The attention to detail and precision on defense with which the Huskers dominated that Creighton match were absent. After hitting .027 in the first two sets, the Utes hit .327, .276 and .346 in the last three. Nebraska had fewer digs (63) in five sets than they had in three against Creighton. Nebraska gave up 10 service aces (six of them by sophomore defensive specialist Keonilei Akana), and the Huskers’ passing struggles led to trouble terminating on offense.
“Akana broke down tonight serve passing,” Cook said. “Sometimes, that’s what happens. I don’t think their serving was great, it wasn’t any tougher than what we’ve seen. We just weren’t handling it very well. Again, that’s trusting their training and staying with it. But we gave up a lot of easy points passing.”
Freshman libero Lexi Rodriguez has arguably been Nebraska’s most consistent player this season, and for the first time all year she didn’t lead the team in digs. Nicklin Hames did, and while Hames is a terrific defensive setter, if she’s making first contact it means the Huskers aren’t in system.
“I thought Roddy could have dug more balls tonight, she was moving around a little bit and got beat,” Cook said.
Through three weeks, we’ve seen what the Huskers are capable of defensively, but we’ve also learned they aren’t quite there yet consistently.
Someone has to Terminate
Through this weekend’s matches, Nebraska is hitting just .227. That would rank the Huskers 10th in the Big Ten this season. Even during that Creighton match, Nebraska’s best performance of the season by far, the Huskers only hit .177.
“I feel better, but we hit .177,” Cook said after the Creighton match. “We didn’t have a lot of errors, which is good, but we‘ve got to find ways to kill some more balls. Seventy digs in a three game match, that’s over 20 a game. So we’ve got to convert more of our digs. That’s the next thing we’ve got to really focus on is convert more of our digs. We should have more kills than that digging that many balls.”
The Huskers did not make progress against Utah, barely cracking .200. The Huskers had plenty of chances throughout the last three sets to take control, but their best hitters didn’t make enough of their opportunities. Lexi Sun had several clean rips late that Utah dug, and she finished with eight kills and eight errors. Freshman Ally Batenhorst replaced junior Madi Kubik because the veteran was struggling to terminate with six kills and five errors.
“I thought we were tentative at times tonight and we weren’t really getting good swings in long rallies like we need to,” Cook said after the Utah match. “So that’s something we’ve got to work on … Just bettering the ball. They were tipping and rolling a lot and we were scrambling and reaching, our middles were reaching and deflecting them and we just didn’t play great team volleyball and trust each other. Part of it was those are some good shots that they were making, but those were also shots that we’ve got to put pressure back on them and we gave him a lot of easy balls back. We hit a lot of balls at the libero.”

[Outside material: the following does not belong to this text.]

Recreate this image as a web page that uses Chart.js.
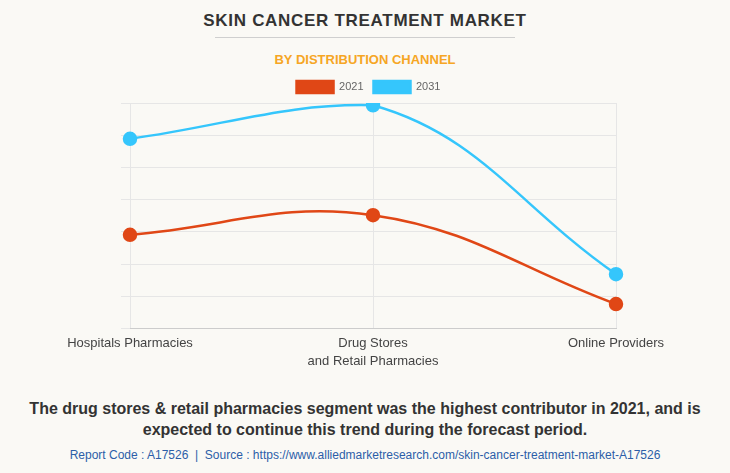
<!DOCTYPE html>
<html>
<head>
<meta charset="utf-8">
<script src="https://cdn.jsdelivr.net/npm/chart.js@4"></script>
<style>
  body { margin: 0; background: #faf9f5; font-family: "Liberation Sans", Arial, sans-serif; }
  #pagina { position: relative; width: 730px; height: 473px; overflow: hidden; }
  #titulo { position: absolute; top: 11px; left: 0; width: 730px; text-align: center;
            font-weight: bold; font-size: 17px; letter-spacing: 0.7px; color: #333; }
  #linha { position: absolute; top: 37px; left: 215px; width: 300px; height: 1px; background: #cfcfcf; }
  #subtitulo { position: absolute; top: 52px; left: 0; width: 730px; text-align: center;
               font-weight: bold; font-size: 13px; color: #f6a624; }
  #grafico-box { position: absolute; top: 71px; left: 0; width: 730px; height: 306px; }
  #conclusao { position: absolute; top: 398px; left: 0; width: 730px; text-align: center;
               font-weight: bold; font-size: 16px; line-height: 21px; color: #333; }
  #fonte { position: absolute; top: 448px; left: 0; width: 730px; text-align: center;
           font-size: 12px; color: #2c5ea8; }
</style>
</head>
<body>
<div id="pagina">
  <div id="titulo">SKIN CANCER TREATMENT MARKET</div>
  <div id="linha"></div>
  <div id="subtitulo">BY DISTRIBUTION CHANNEL</div>
  <div id="grafico-box"><canvas id="grafico"></canvas></div>
  <div id="conclusao">The drug stores &amp; retail pharmacies segment was the highest contributor in 2021, and is<br>expected to continue this trend during the forecast period.</div>
  <div id="fonte">Report Code : A17526&nbsp; | &nbsp;Source : https://www.alliedmarketresearch.com/skin-cancer-treatment-market-A17526</div>
</div>
<script>
let canais = ["Hospitals Pharmacies", ["Drug Stores", "and Retail Pharmacies"], "Online Providers"];
let anos = ["2021", "2031"];
let valores2021 = [2.91, 3.52, 0.76];
let valores2031 = [5.89, 6.93, 1.69];

let cores = ["#e04716", "#35c6fc"];

// GRÁFICO
let ctx = document.getElementById("grafico").getContext("2d");

let grafico = new Chart(ctx, {
  type: "line",
  data: {
    labels: canais,
    datasets: [
      {
        label: anos[0],
        data: valores2021,
        borderColor: cores[0],
        backgroundColor: cores[0],
        borderWidth: 2.5,
        pointRadius: 6,
        pointHoverRadius: 6,
        tension: 0.4
      },
      {
        label: anos[1],
        data: valores2031,
        borderColor: cores[1],
        backgroundColor: cores[1],
        borderWidth: 2.5,
        pointRadius: 6,
        pointHoverRadius: 6,
        tension: 0.4
      }
    ]
  },
  options: {
    responsive: true,
    maintainAspectRatio: false,
    animation: false,
    layout: { padding: { left: 121, right: 114, top: 0, bottom: 0 } },
    plugins: {
      legend: {
        labels: {
          boxWidth: 37,
          boxHeight: 12,
          color: "#666",
          font: { family: "Liberation Sans", size: 11 }
        }
      },
      tooltip: { enabled: false }
    },
    scales: {
      x: {
        grid: { color: "#e6e6e6", drawTicks: false },
        border: { color: "#cccccc" },
        ticks: {
          color: "#444",
          padding: 6,
          font: { family: "Liberation Sans", size: 13, lineHeight: 1.4 }
        }
      },
      y: {
        min: 0,
        max: 7,
        grid: { color: "#e6e6e6", tickLength: 9 },
        border: { display: false },
        ticks: { display: false, stepSize: 1 }
      }
    }
  }
});
</script>
</body>
</html>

All five of Nebraska’s pin hitters are hitting below .210. Freshmen struggling with inconsistency shouldn’t be too much of a surprise, and all three have shown flashes of their significant talent. But the veterans, Lexi Sun and Madi Kubik, are hitting .188 and .203 respectively, and that’s just not going to get it done.
Rotating Right Sides
Cook has done plenty of experimentation, but for the most part the starts have been more or less the same. Hames, Kayla Caffey, Callie Schwarzenbach, Sun, Kubik and Rodriguez have each started at least five matches.
The one spot that seems to be truly up for grabs each and every day is opposite hitter. Lindsay Krause got the start in Nebraska’s first four matches. She showed some flashes of what she’s capable of with 12 kills against Kansas State and a 12-kill, 10-block double-double against Omaha, but she also hit .133. With Krause struggling in the firsts set against Georgia, Cook went to Whitney Lauenstein who sparked the Huskers in a big way with 8 kills on .429 hitting.
Lauenstein got the start against Arizona State and had another big match with 11 kills on .529 hitting. However, Lauenstein struggled mightily against Creighton with two kills and three errors on 21 attempts.
Against Utah, Cook went back to Krause and she had her best offensive match of her young career with a team-high 15 kills on .317 hitting plus five blocks. She had some huge swings in the fifth game and went back and forth with Utah star Dani Drews throughout the match.
“Lindsay’s had a couple of good days of practice and Whitney didn’t,” Cook said. “They’ve got to prove it practice, and so we decided to go with her and she had a pretty good night. She got used a little bit blocking but she did some good things tonight.”
Krause is averaging 1.96 kills per set on .190 hitting. Lauenstein is at 1.25 kills on .209 hitting. Neither one has managed to grab onto that job and run away with it, and all indications are it will continue to be a week-by-week competition.